Mohamed Sabry
Mohamed Sabry
Mohamed Sabry
(Cairo / Berlin / Affiliated EUME Fellow 2014-15)
Chair: Saleem Al-Bahloly
(University of California, Berkeley / EUME Fellow 2014-15)
Abstract
The Arab Spring has revealed the black side of close state business relations (SBR). The high observed levels of cronyism resulting from these relations in these countries played a big role in fomenting public anger. Generally speaking, enough relevant data is not available for the Arab Spring countries; but observations, reports and studies indicate that such connections were so intense and influential that they invoked public discontent providing one of the major reasons for the 2011 Revolutions especially in Egypt and Tunisia. According to the findings of Sabry's PhD thesis, a number of institutional factors seem to affect the outcomes of close SBR. The considered outcomes are economic growth and cronyism. The study, however, doesn’t provide case studies for examining the empirical findings it has reached and the theoretical justifications it has given. In this context the proposed work try to address this concern using as case studies three of the Arab Spring countries for which relatively more data is available, Egypt, Tunisia and Syria. The addressed research question would be: in the countries of the Arab Spring, where observed close state-business relations has resulted in high levels of cronyism and varying economic growth performances, what are the institutional factors that seem to have caused these outcomes? Are certain forms of SBR more responsible than others for such outcomes? Does this seem to conform to the empirical findings and theoretical justifications of Sabry (2013) or not? And why?

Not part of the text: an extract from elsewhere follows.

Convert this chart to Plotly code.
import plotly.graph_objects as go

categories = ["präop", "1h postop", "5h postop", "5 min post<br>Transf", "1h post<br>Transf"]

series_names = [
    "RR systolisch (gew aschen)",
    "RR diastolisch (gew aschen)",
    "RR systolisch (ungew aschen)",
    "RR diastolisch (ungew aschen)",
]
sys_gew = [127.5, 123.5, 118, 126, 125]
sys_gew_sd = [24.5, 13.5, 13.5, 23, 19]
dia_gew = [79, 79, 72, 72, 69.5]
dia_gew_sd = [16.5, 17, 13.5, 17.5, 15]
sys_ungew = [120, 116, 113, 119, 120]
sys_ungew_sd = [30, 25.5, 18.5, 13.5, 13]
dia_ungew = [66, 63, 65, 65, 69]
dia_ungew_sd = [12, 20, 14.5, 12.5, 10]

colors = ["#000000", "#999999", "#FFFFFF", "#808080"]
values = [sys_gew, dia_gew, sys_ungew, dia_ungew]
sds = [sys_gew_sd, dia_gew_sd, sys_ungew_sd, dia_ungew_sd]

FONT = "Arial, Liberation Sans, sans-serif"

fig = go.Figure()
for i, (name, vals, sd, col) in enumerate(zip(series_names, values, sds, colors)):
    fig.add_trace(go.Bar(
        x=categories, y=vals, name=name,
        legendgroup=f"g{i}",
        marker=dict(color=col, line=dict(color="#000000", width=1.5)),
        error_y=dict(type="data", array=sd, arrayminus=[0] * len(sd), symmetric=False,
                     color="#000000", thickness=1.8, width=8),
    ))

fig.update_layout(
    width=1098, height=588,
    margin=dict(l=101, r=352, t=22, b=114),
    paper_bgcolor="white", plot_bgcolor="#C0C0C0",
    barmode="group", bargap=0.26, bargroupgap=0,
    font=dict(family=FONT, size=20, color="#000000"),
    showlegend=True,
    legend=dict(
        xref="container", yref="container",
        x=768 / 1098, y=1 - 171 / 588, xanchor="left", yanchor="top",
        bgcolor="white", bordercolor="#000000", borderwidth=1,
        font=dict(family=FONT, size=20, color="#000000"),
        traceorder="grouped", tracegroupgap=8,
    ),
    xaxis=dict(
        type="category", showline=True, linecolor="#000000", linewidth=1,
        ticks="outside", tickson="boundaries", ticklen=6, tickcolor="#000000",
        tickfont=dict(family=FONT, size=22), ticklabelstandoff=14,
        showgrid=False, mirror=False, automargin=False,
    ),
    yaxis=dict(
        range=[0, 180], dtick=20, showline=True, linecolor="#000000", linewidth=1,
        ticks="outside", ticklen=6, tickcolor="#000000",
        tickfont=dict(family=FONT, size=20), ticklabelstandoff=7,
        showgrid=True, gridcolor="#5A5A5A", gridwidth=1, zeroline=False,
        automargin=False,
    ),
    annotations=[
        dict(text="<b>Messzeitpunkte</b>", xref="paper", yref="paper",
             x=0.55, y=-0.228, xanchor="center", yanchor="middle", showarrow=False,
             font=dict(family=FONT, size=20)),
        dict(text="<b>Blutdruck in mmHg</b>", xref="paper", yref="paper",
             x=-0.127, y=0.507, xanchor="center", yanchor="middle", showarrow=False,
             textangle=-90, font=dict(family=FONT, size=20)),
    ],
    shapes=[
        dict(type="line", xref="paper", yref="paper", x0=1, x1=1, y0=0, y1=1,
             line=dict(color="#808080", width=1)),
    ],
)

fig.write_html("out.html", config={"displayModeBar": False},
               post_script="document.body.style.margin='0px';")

Mohamed Ismail Sabry is an Honrary Lecturer at the German University in Cairo campus of Berlin. He had received his PhD in Economics at the University of Marburg. His BA and MA were obtained from the American University in Cairo in Economics and Professional Development respectively. His PhD thesis was focusing on state-business relations (SBR) and the institutional settings (e.g.: government regulations and legal, cultural and political factors) affecting the outcome of these relations. The studied outcomes were economic growth and cronyism. His list of published works include his PhD thesis "State Business Relations: Networks, institutions and their effect on growth and cronyism" (2013). It also includes a book written in Arabic: "Ideological Confrontation in the 20th Century: Communism's confrontation with Capitalism" (2009). Moreover, a novel, a short stories collection and a number of short stories published in different literary magazines, all written in Arabic, are among his non-academic published works. Other than Academia, his working experience includes working in development, research, banking and business development. He is intending to use his time at EUME in extending the PhD thesis work by discussing in more details state-business relations in the Arab Spring countries, as case studies. He would try to find out how the unique institutional settings of these countries shaped the outcomes of these relations.